On Monday (May 27), Dayton, Ohio was struck by a destructive tornado. By Thursday (May 30), the National Weather Service upgraded that tornado to an EF4 (up from initial reports of it being an EF3). This report makes it the 2nd violent tornado of 2019.
“Violent” tornadoes are defined as either EF 4 or EF 5 on the Enhanced Fujita scale.
[5:16 PM] The EF3 Tornado from Brookville-Trotwood-Dayton-Riverside in Montgomery, County, OH from May 27, 2019 has been upgraded to an EF4. That is all the information we have at this time. https://t.co/yhhDzpMPvu
— NWS Wilmington OH (@NWSILN) May 30, 2019
The National Weather Service says that the last occurence of an EF4 tornado in Ohio was in 2010 in Millbury.
A violent also tornado wreaked havoc in eastern Kansas on Tuesday evening (May 28). The town of Linwood was hit the hardest, where meteorologists found EF4 damage.
This makes it the 3rd violent tornado to strike the U.S. in the last two years.
The tornado appeared the strongest as it tracked south of Lawrence.
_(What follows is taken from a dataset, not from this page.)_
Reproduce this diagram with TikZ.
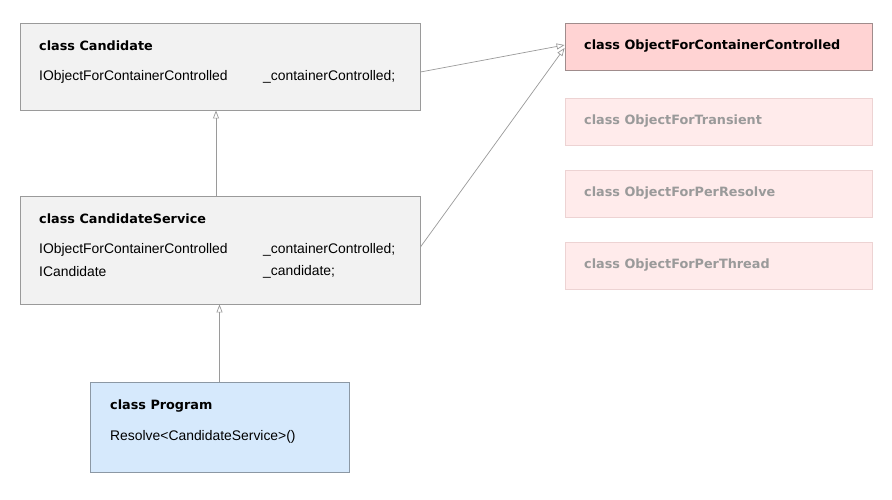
\documentclass[tikz,border=0pt]{standalone}
\usepackage{fontspec}
\setmainfont{Liberation Sans}
\newfontfamily\titlefont{DejaVu Sans}
\usetikzlibrary{calc,arrows.meta}
\definecolor{boxgray}{HTML}{F2F2F2}
\definecolor{edgegray}{HTML}{9A9A9A}
\definecolor{ctrlred}{HTML}{FFD3D3}
\definecolor{ctrledge}{HTML}{A08C8C}
\definecolor{palered}{HTML}{FFEBEB}
\definecolor{paleedge}{HTML}{EDD3D3}
\definecolor{progblue}{HTML}{D6E9FC}
\definecolor{progedge}{HTML}{8C98A4}
\begin{document}
\begin{tikzpicture}
			[x=1pt,y=-1pt,
			 classbox/.style={draw=edgegray, fill=boxgray, line width=0.9pt, inner sep=0pt},
			 title/.style={anchor=west, inner sep=0pt, font=\titlefont\bfseries\fontsize{12.8}{14}\selectfont},
			 field/.style={anchor=west, inner sep=0pt, font=\fontsize{13.9}{16}\selectfont},
			 inherit/.style={draw=edgegray, line width=0.7pt, -{Triangle[open, length=8pt, width=6pt]}}]
			\useasboundingbox[fill=white] (0,0) rectangle (892,499);
			
			\node[classbox, minimum width=400pt, minimum height=87pt]  (cand) at (220,66.5) {};
			\node[classbox, minimum width=400pt, minimum height=108pt] (svc) at (220,250) {};
			\node[classbox, fill=progblue, draw=progedge, minimum width=259pt, minimum height=90pt] (prog) at (219.5,427) {};
			\node[classbox, fill=ctrlred, draw=ctrledge, minimum width=307pt, minimum height=47pt] (occ) at (718.5,46.5) {};
			\node[classbox, fill=palered, draw=paleedge, minimum width=307pt, minimum height=47pt] (tra) at (718.5,121.5) {};
			\node[classbox, fill=palered, draw=paleedge, minimum width=307pt, minimum height=47pt] (per) at (718.5,193.5) {};
			\node[classbox, fill=palered, draw=paleedge, minimum width=307pt, minimum height=47pt] (thr) at (718.5,265.5) {};
			
			\node[title] (candt) at (39,46) {class Candidate};
			\node[field] (cand1) at (39,77) {IObjectForContainerControlled};
			\node[field] (cand2) at (263,77) {\_containerControlled;};
			
			\node[title] (svct) at (39,219) {class CandidateService};
			\node[field] (svc1) at (39,250) {IObjectForContainerControlled};
			\node[field] (svc2) at (263,250) {\_containerControlled;};
			\node[field] (svc3) at (39,272) {ICandidate};
			\node[field] (svc4) at (263,272) {\_candidate;};
			
			\node[title] (progt) at (110,406) {class Program};
			\node[field] (prog1) at (110,437) {Resolve<CandidateService>()};
			
			\node[title] (occt) at (584,46) {class ObjectForContainerControlled};
			\node[title, text=edgegray] (trat) at (584,121) {class ObjectForTransient};
			\node[title, text=edgegray] (pert) at (584,193) {class ObjectForPerResolve};
			\node[title, text=edgegray] (thrt) at (584,265) {class ObjectForPerThread};
			
			\draw[inherit] ([xshift=-4pt]svc.north) -- ([xshift=-4pt]cand.south);
			\draw[inherit] (prog.north) -- (prog.north |- svc.south);
			\draw[inherit] ([yshift=-5.5pt]cand.east) -- ([yshift=1.5pt]occ.west);
			\draw[inherit] ([yshift=3pt]svc.east) -- ([yshift=-1.5pt]occ.west);
		\end{tikzpicture}
\end{document}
This triggered the National Weather Service in Kansas City to issue a “tornado emergency” for parts of the Kansas City metro.
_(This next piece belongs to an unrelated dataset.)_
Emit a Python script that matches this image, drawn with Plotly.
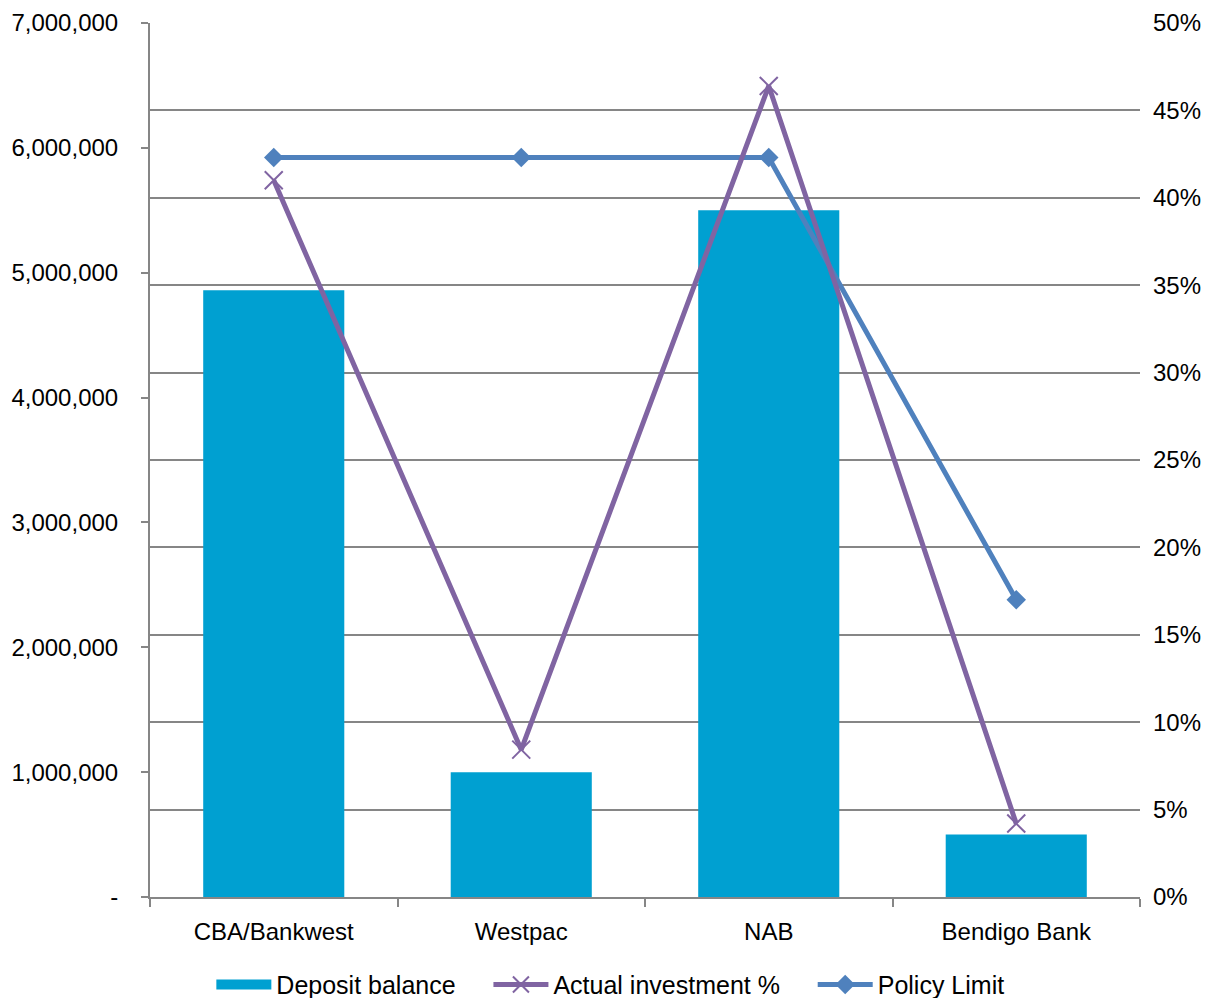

Tornado Emergency continues for Kansas City KS, Shawnee KS, Bonner Springs KS until 7:15 PM CDT pic.twitter.com/C1Hxu2IQQ0
— NWS Tornado (@NWStornado) May 28, 2019
A total of 15 injuries have been reported in Douglas County, 3 of which were serious.
Debris was lofted tens of thousands of feet in the air, traveling over 40 miles from Linwood, Kansas to Smithville, Missouri.
This event is part of several rounds of severe storms that have plagued the Midwest, South, and Northeast over the last 2 weeks.
The first occurrence of a violent tornado this year was in Beauregard, Alabama when an EF4 hit on March 3. See the full NWS report here.
Remarkably, in all of 2018, there were zero violent tornadoes in the U.S.